Non-EU companies still have to comply when the data passes through the EU, even when they have no influence on its direction. The uncertainty will inevitably risk breaches if a comprehensive transitional agreement isn't in place.
The UK is likely to follow the GDPR regulations both before and after Brexit, but if it no longer applies, national laws implementing EU directives will remain in force.
"The UK will become a 'third country' under the data transfer rules in the GDPR," says Alistair Maughan, a partner in the London office of international law firm Morrison & Foerster.
"In this case, personal data can only be exported by a business established in the EU to a third country, such as the UK, if there is an "adequate level of protection" for such data, unless certain conditions have been met.

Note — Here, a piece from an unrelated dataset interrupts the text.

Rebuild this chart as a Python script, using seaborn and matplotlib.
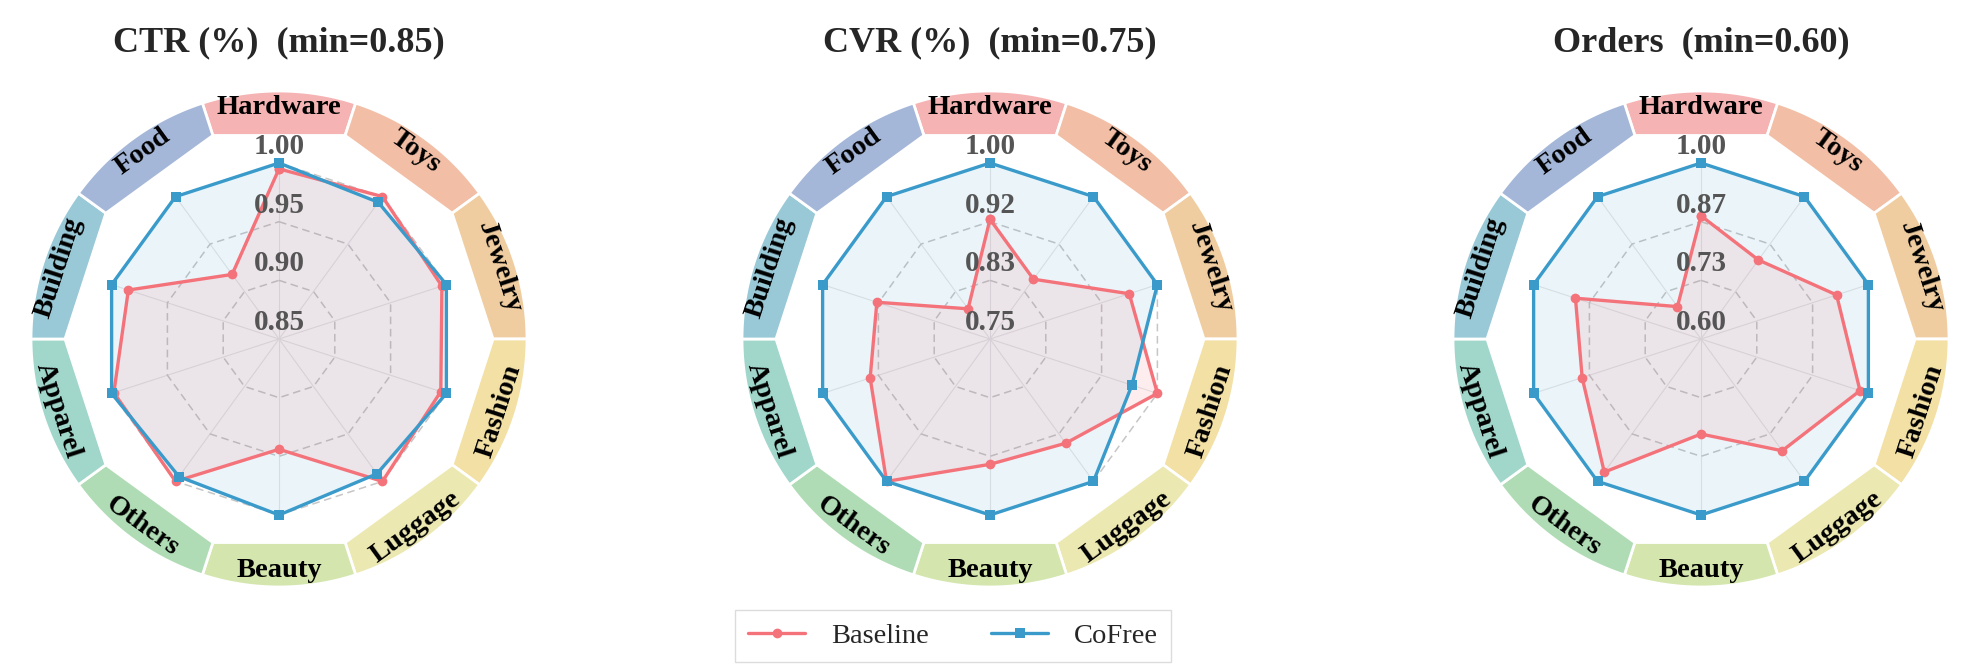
import numpy as np
import pandas as pd
import matplotlib
matplotlib.use("Agg")
import matplotlib.pyplot as plt
import seaborn as sns

# ── Data ──
CATEGORIES = ["Hardware", "Toys", "Jewelry", "Fashion", "Luggage",
              "Beauty", "Others", "Apparel", "Building", "Food"]
MODELS = ["Baseline", "CoFree"]

METRIC_NAMES = ["CTR (%)", "CVR (%)", "Orders"]
METRIC_MINS = [0.85, 0.75, 0.60]

ctr_baseline = [0.995, 1.000, 0.996, 0.995, 1.000, 0.944, 1.000, 0.998, 0.985, 0.918]
ctr_cofree = [1.000, 0.994, 1.000, 1.000, 0.992, 1.000, 0.995, 1.000, 1.000, 1.000]

cvr_baseline = [0.920, 0.855, 0.958, 1.000, 0.933, 0.928, 1.000, 0.929, 0.919, 0.803]
cvr_cofree = [1.000, 1.000, 1.000, 0.962, 1.000, 1.000, 1.000, 1.000, 1.000, 1.000]

orders_baseline = [0.880, 0.822, 0.924, 0.980, 0.914, 0.816, 0.974, 0.884, 0.900, 0.691]
orders_cofree = [1.000, 1.000, 1.000, 1.000, 1.000, 1.000, 1.000, 1.000, 1.000, 1.000]

METRIC_VALUES = [
    (ctr_baseline, ctr_cofree),
    (cvr_baseline, cvr_cofree),
    (orders_baseline, orders_cofree),
]

# ── Style ──
COLORS = {"Baseline": "#F4737A", "CoFree": "#3A9BCB"}
MARKERS = {"Baseline": "o", "CoFree": "s"}
RING_COLORS = ["#F5B3B3", "#F2BFA6", "#F0CDA0", "#F3E0A4", "#ECE8B1",
               "#D4E6AE", "#B0DCB5", "#A0D7CA", "#99C9D7", "#A5B7D8"]

R_AXES = 1.45      # axes radius, in units of the (max - min) span
R_RING_IN = 1.216
R_RING_OUT = 1.409
R_RING_TXT = 1.318
LABEL_OFFSET = 0.093

sns.set_theme(style="white")
plt.rcParams["font.family"] = ["Liberation Serif", "DejaVu Serif"]

FIG_W, FIG_H = 1980, 670
CENTERS_X = [279, 990, 1701]
CENTER_Y = 339
R_PX = 176 * R_AXES

fig = plt.figure(figsize=(FIG_W / 100, FIG_H / 100), dpi=100)

n = len(CATEGORIES)
angles = np.linspace(0, 2 * np.pi, n, endpoint=False)
angles_closed = np.append(angles, angles[0] + 2 * np.pi)
half = np.pi / n

legend_handles = None

for k, (name, vmin, (base, cofree)) in enumerate(zip(METRIC_NAMES, METRIC_MINS, METRIC_VALUES)):
    span = 1.0 - vmin
    cx = CENTERS_X[k] / FIG_W
    cy = 1 - CENTER_Y / FIG_H
    w = 2 * R_PX / FIG_W
    h = 2 * R_PX / FIG_H
    ax = fig.add_axes([cx - w / 2, cy - h / 2, w, h], projection="polar")
    ax.set_theta_zero_location("N")
    ax.set_theta_direction(-1)

    # grid: spokes and dashed decagons
    for a in angles:
        ax.plot([a, a], [vmin, 1.0], color="#E6E6E6", lw=0.8, zorder=1)
    ticks = np.linspace(vmin, 1.0, 4)
    for lv in ticks[1:]:
        ax.plot(angles_closed, np.full(n + 1, lv), color="#C6C6C6",
                lw=1.1, ls=(0, (5, 3)), zorder=1)

    # fills
    ax.fill(angles_closed, np.append(cofree, cofree[0]),
            color=COLORS["CoFree"], alpha=0.10, lw=0, zorder=2)
    ax.fill(angles_closed, np.append(base, base[0]),
            color=COLORS["Baseline"], alpha=0.12, lw=0, zorder=2)

    # lines
    rows = []
    for model, vals in zip(MODELS, (base, cofree)):
        vals_closed = np.append(vals, vals[0])
        for t, v in zip(angles_closed, vals_closed):
            rows.append({"theta": t, "value": v, "model": model})
    df = pd.DataFrame(rows)
    sns.lineplot(data=df, x="theta", y="value", hue="model", style="model",
                 hue_order=MODELS, style_order=MODELS, palette=COLORS,
                 markers=MARKERS, dashes=False, sort=False, estimator=None,
                 errorbar=None, lw=2.4, markersize=7, markeredgewidth=0,
                 ax=ax, zorder=3)
    if legend_handles is None:
        legend_handles, legend_labels = ax.get_legend_handles_labels()
    if ax.get_legend() is not None:
        ax.get_legend().remove()

    # tick labels along the top spoke
    for lv in ticks:
        ax.text(0, lv + LABEL_OFFSET * span, f"{lv:.2f}", ha="center", va="center",
                fontsize=21, fontweight="bold", color="#555555", zorder=5)

    # outer category ring
    r_in = vmin + R_RING_IN * span
    r_out = vmin + R_RING_OUT * span
    r_txt = vmin + R_RING_TXT * span
    for i, (a, cat) in enumerate(zip(angles, CATEGORIES)):
        t_arc = np.linspace(a - half, a + half, 60)
        t_poly = np.concatenate([t_arc, [a + half, a - half]])
        r_poly = np.concatenate([np.full(len(t_arc), r_out), [r_in, r_in]])
        ax.fill(t_poly, r_poly, facecolor=RING_COLORS[i], edgecolor="white",
                lw=2, zorder=2)
        deg = np.degrees(a)
        rot = -deg
        if 90 < deg < 270:
            rot += 180
        ax.text(a, r_txt, cat, rotation=rot, rotation_mode="anchor",
                ha="center", va="center", fontsize=20.5, fontweight="bold",
                color="black", zorder=5)

    ax.set_ylim(vmin, vmin + R_AXES * span)
    ax.set_xlabel("")
    ax.set_ylabel("")
    ax.set_axis_off()

    fig.text(cx, 1 - 43 / FIG_H, f"{name}  (min={vmin:.2f})", ha="center", va="center",
             fontsize=26, fontweight="bold")

fig.legend(legend_handles, legend_labels, loc="center",
           bbox_to_anchor=(953 / FIG_W, 1 - 636 / FIG_H), ncol=2,
           frameon=True, fancybox=False, edgecolor="#D4D4D4", fontsize=20.5,
           handlelength=2.0, columnspacing=2.2, handletextpad=0.9, borderpad=0.45)

fig.savefig("out.png", dpi=100)
plt.close(fig)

"This may require businesses to put in place alternative data transfer arrangements for transfers from within the EU to the UK, at least for a period of time while adequacy status is confirmed."

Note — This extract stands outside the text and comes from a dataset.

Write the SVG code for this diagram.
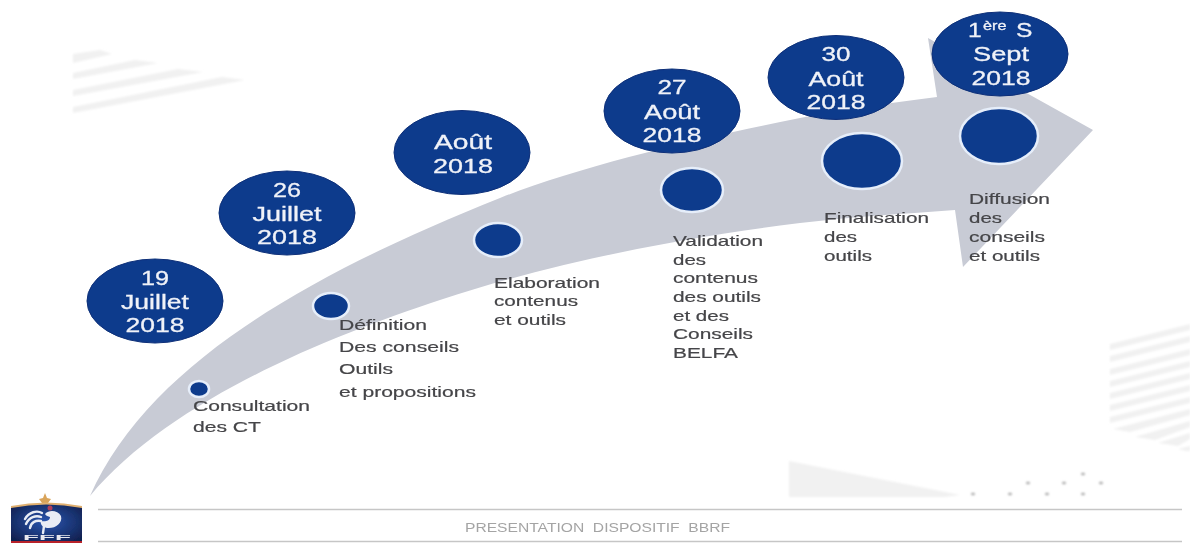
<svg xmlns="http://www.w3.org/2000/svg" width="1190" height="543" viewBox="0 0 1190 543">
<style>
.date{fill:#0b3a8c;stroke:#0a2f78;stroke-width:1}
.dot{fill:#0b3a8c;stroke:#e6eefa;stroke-width:2.5}
.dt{font-family:"Liberation Sans",Arial,sans-serif;font-size:20.5px;fill:#f0f2f8;stroke:#f0f2f8;stroke-width:.3;text-anchor:middle}
.lb{font-family:"Liberation Sans",Arial,sans-serif;font-size:15px;fill:#454548;stroke:#454548;stroke-width:.2}
.deco{fill:#f1f1f1}
.rule{stroke:#c6c6c6;stroke-width:1.5;fill:none}
.pt{fill:#a8a8a8}
</style>
<defs>
<filter id="soft" x="-2%" y="-2%" width="104%" height="104%"><feGaussianBlur stdDeviation="0.55"/></filter>
<filter id="softer" x="-5%" y="-5%" width="110%" height="110%"><feGaussianBlur stdDeviation="1"/></filter>
<radialGradient id="shield" cx="50%" cy="45%" r="65%"><stop offset="0" stop-color="#2a56b0"/><stop offset="1" stop-color="#10204f"/></radialGradient>
</defs>
<rect width="1190" height="543" fill="#fff"/>
<g id="decor" filter="url(#softer)">
<polygon class="deco" points="73,54 100,50 112,54 73,63"/>
<polygon class="deco" points="73,73 135,60 158,63 73,79"/>
<polygon class="deco" points="73,90 178,69 203,72 73,96"/>
<polygon class="deco" points="73,107 222,77 245,80 73,113"/>
<polygon class="deco" points="1110,344 1190,324 1190,330 1110,350"/>
<polygon class="deco" points="1110,356 1190,336 1190,342 1110,362"/>
<polygon class="deco" points="1110,369 1190,349 1190,355 1110,375"/>
<polygon class="deco" points="1110,381 1190,361 1190,367 1110,387"/>
<polygon class="deco" points="1110,393 1190,373 1190,379 1110,399"/>
<polygon class="deco" points="1110,405 1190,385 1190,391 1110,411"/>
<polygon class="deco" points="1110,417 1190,397 1190,403 1110,423"/>
<polygon class="deco" points="1113,429 1190,409 1190,415 1130,432"/>
<polygon class="deco" points="1135,437 1190,421 1190,427 1155,440"/>
<polygon class="deco" points="1158,443 1190,433 1190,439 1178,446"/>
<polygon class="deco" points="1178,449 1190,446 1190,451 1186,451"/>
<polygon class="deco" points="789,461 960,495 945,497 789,497"/>
<g class="pt">
<ellipse cx="973" cy="494" rx="2" ry="1.3"/><ellipse cx="1010" cy="494" rx="2" ry="1.3"/><ellipse cx="1047" cy="494" rx="2" ry="1.3"/><ellipse cx="1083" cy="494" rx="2" ry="1.3"/>
<ellipse cx="1028" cy="483" rx="2" ry="1.3"/><ellipse cx="1064" cy="483" rx="2" ry="1.3"/><ellipse cx="1101" cy="483" rx="2" ry="1.3"/><ellipse cx="1083" cy="474" rx="2" ry="1.3"/>
</g>
</g>
<g id="connectors" filter="url(#soft)">
<path fill="#c8cbd5" d="M90,496 C150,360 320,270 500,198 C580,166 700,138 800,118 C850,108 890,103 937,97 L928,38 L1093,130 L963,267 L955,210 C900,214 850,217 800,223 C680,238 555,262 440,300 C330,336 170,400 90,496 Z"/>
</g>
<g filter="url(#soft)">
<g id="step-1">
<ellipse class="date" cx="155" cy="301" rx="68" ry="42"/>
<text class="dt" x="155" y="285" textLength="28" lengthAdjust="spacingAndGlyphs">19</text>
<text class="dt" x="155" y="309" textLength="68" lengthAdjust="spacingAndGlyphs">Juillet</text>
<text class="dt" x="155" y="332" textLength="59" lengthAdjust="spacingAndGlyphs">2018</text>
<ellipse class="dot" cx="199" cy="389" rx="10" ry="8"/>
<text class="lb" x="193" y="411" textLength="117" lengthAdjust="spacingAndGlyphs">Consultation</text>
<text class="lb" x="193" y="432" textLength="68" lengthAdjust="spacingAndGlyphs">des CT</text>
</g>
<g id="step-2">
<ellipse class="date" cx="287" cy="213" rx="68" ry="42"/>
<text class="dt" x="287" y="197" textLength="28" lengthAdjust="spacingAndGlyphs">26</text>
<text class="dt" x="287" y="221" textLength="69" lengthAdjust="spacingAndGlyphs">Juillet</text>
<text class="dt" x="287" y="244" textLength="60" lengthAdjust="spacingAndGlyphs">2018</text>
<ellipse class="dot" cx="331" cy="306" rx="18" ry="13"/>
<text class="lb" x="339" y="330" textLength="88" lengthAdjust="spacingAndGlyphs">Définition</text>
<text class="lb" x="339" y="352" textLength="120" lengthAdjust="spacingAndGlyphs">Des conseils</text>
<text class="lb" x="339" y="374" textLength="54" lengthAdjust="spacingAndGlyphs">Outils</text>
<text class="lb" x="339" y="397" textLength="137" lengthAdjust="spacingAndGlyphs">et propositions</text>
</g>
<g id="step-3">
<ellipse class="date" cx="462" cy="152.500" rx="68" ry="42"/>
<text class="dt" x="463" y="149" textLength="58" lengthAdjust="spacingAndGlyphs">Août</text>
<text class="dt" x="463" y="173" textLength="60" lengthAdjust="spacingAndGlyphs">2018</text>
<ellipse class="dot" cx="498" cy="240" rx="24" ry="17"/>
<text class="lb" x="494" y="288" textLength="106" lengthAdjust="spacingAndGlyphs">Elaboration</text>
<text class="lb" x="494" y="306" textLength="84" lengthAdjust="spacingAndGlyphs">contenus</text>
<text class="lb" x="494" y="325" textLength="72" lengthAdjust="spacingAndGlyphs">et outils</text>
</g>
<g id="step-4">
<ellipse class="date" cx="672" cy="111" rx="68" ry="42"/>
<text class="dt" x="672" y="94" textLength="29" lengthAdjust="spacingAndGlyphs">27</text>
<text class="dt" x="672" y="119" textLength="56" lengthAdjust="spacingAndGlyphs">Août</text>
<text class="dt" x="672" y="142" textLength="59" lengthAdjust="spacingAndGlyphs">2018</text>
<ellipse class="dot" cx="692" cy="190" rx="31" ry="22"/>
<text class="lb" x="673" y="246" textLength="90" lengthAdjust="spacingAndGlyphs">Validation</text>
<text class="lb" x="673" y="265" textLength="33" lengthAdjust="spacingAndGlyphs">des</text>
<text class="lb" x="673" y="283" textLength="85" lengthAdjust="spacingAndGlyphs">contenus</text>
<text class="lb" x="673" y="302" textLength="88" lengthAdjust="spacingAndGlyphs">des outils</text>
<text class="lb" x="673" y="321" textLength="56" lengthAdjust="spacingAndGlyphs">et des</text>
<text class="lb" x="673" y="339" textLength="80" lengthAdjust="spacingAndGlyphs">Conseils</text>
<text class="lb" x="673" y="358" textLength="65" lengthAdjust="spacingAndGlyphs">BELFA</text>
</g>
<g id="step-5">
<ellipse class="date" cx="836" cy="77.500" rx="68" ry="42"/>
<text class="dt" x="836" y="61" textLength="29" lengthAdjust="spacingAndGlyphs">30</text>
<text class="dt" x="836" y="86" textLength="55" lengthAdjust="spacingAndGlyphs">Août</text>
<text class="dt" x="836" y="109" textLength="59" lengthAdjust="spacingAndGlyphs">2018</text>
<ellipse class="dot" cx="862" cy="161" rx="40" ry="28"/>
<text class="lb" x="824" y="223" textLength="105" lengthAdjust="spacingAndGlyphs">Finalisation</text>
<text class="lb" x="824" y="242" textLength="33" lengthAdjust="spacingAndGlyphs">des</text>
<text class="lb" x="824" y="261" textLength="48" lengthAdjust="spacingAndGlyphs">outils</text>
</g>
<g id="step-6">
<ellipse class="date" cx="1000" cy="54" rx="68" ry="42"/>
<text class="dt" style="text-anchor:start" transform="translate(968,37) scale(1.2,1)"><tspan x="0">1</tspan><tspan x="12.500" y="-7" font-size="13.500">ère</tspan><tspan x="40" y="0">S</tspan></text>
<text class="dt" x="1001" y="61" textLength="56" lengthAdjust="spacingAndGlyphs">Sept</text>
<text class="dt" x="1001" y="85" textLength="59" lengthAdjust="spacingAndGlyphs">2018</text>
<ellipse class="dot" cx="999" cy="136" rx="39" ry="28"/>
<text class="lb" x="969" y="204" textLength="81" lengthAdjust="spacingAndGlyphs">Diffusion</text>
<text class="lb" x="969" y="223" textLength="33" lengthAdjust="spacingAndGlyphs">des</text>
<text class="lb" x="969" y="242" textLength="76" lengthAdjust="spacingAndGlyphs">conseils</text>
<text class="lb" x="969" y="261" textLength="71" lengthAdjust="spacingAndGlyphs">et outils</text>
</g>
<g id="footer">
<line class="rule" x1="98" y1="509.500" x2="1182" y2="509.500"/>
<line class="rule" x1="98" y1="541.500" x2="1182" y2="541.500"/>
<text x="465" y="532" textLength="265" lengthAdjust="spacingAndGlyphs" font-family="'Liberation Sans',Arial,sans-serif" font-size="12.500" fill="#a4a4a4" xml:space="preserve">PRESENTATION  DISPOSITIF  BBRF</text>
</g>
<g id="logo">
<path fill="#d9a45a" d="M45,493 L47,498 L51,499 L48,503 L50,507 L45,505 L40,507 L42,503 L39,499 L43,498 Z"/>
<path fill="#e0b070" d="M11,506 Q46,499 82,506 L82,509 L11,509 Z"/>
<path fill="url(#shield)" d="M11,508 Q46,501 82,508 L82,543 L11,543 Z"/>
<g fill="none" stroke="#e8ecf5" stroke-width="2.400" stroke-linecap="round">
<path d="M25,519 C29,512 37,510 42,513"/>
<path d="M26,524 C29,517 36,515 41,517"/>
<path d="M30,528 C31,522 36,520 41,521"/>
<path d="M44,526 L43,533"/>
</g>
<path fill="#e8ecf5" d="M45,514 C50,509 58,511 61,516 C63,523 55,529 47,528 C42,527 40,524 41,521 C45,522 50,521 50,517 C48,516 46,516 45,514 Z"/>
<circle cx="50" cy="508" r="2.500" fill="#b0405a"/>
<rect x="11" y="541" width="71" height="2" fill="#b8222c"/>
<text x="23" y="540" textLength="48" lengthAdjust="spacingAndGlyphs" font-family="'Liberation Sans',Arial,sans-serif" font-size="8" font-weight="bold" fill="#e8e8ee">FFF</text>
</g>
</g>
</svg>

GDPR explained: Staying positive
The implications of the GDPR may appear overwhelming, but the regulations should have a positive impact on both the public and the organisations responsible for upholding them.
"GDPR also represents an opportunity for organisations to consider data privacy compliance more strategically and holistically, as it becomes key to their data strategy and the digital transformation of their business," says Bojana Bellamy, president of the CIPL.
With the appropriate planning, policies and staff training, the regulation, organisations can benefit from greater support if the public feel comfortable that their data is being protected, says Information Commissioner Elizabeth Denham.
"I see this as good news for the UK. One of the key drivers for data protection change is the importance and continuing evolution of the digital economy in the UK and around the world. That is why both the ICO and UK government have pushed for reform of the EU law for several years," she wrote in the ICO blog in November.
"The digital economy is primarily built upon the collection and exchange of data, including large amounts of personal data - much of it sensitive. Growth in the digital economy requires public confidence in the protection of this information."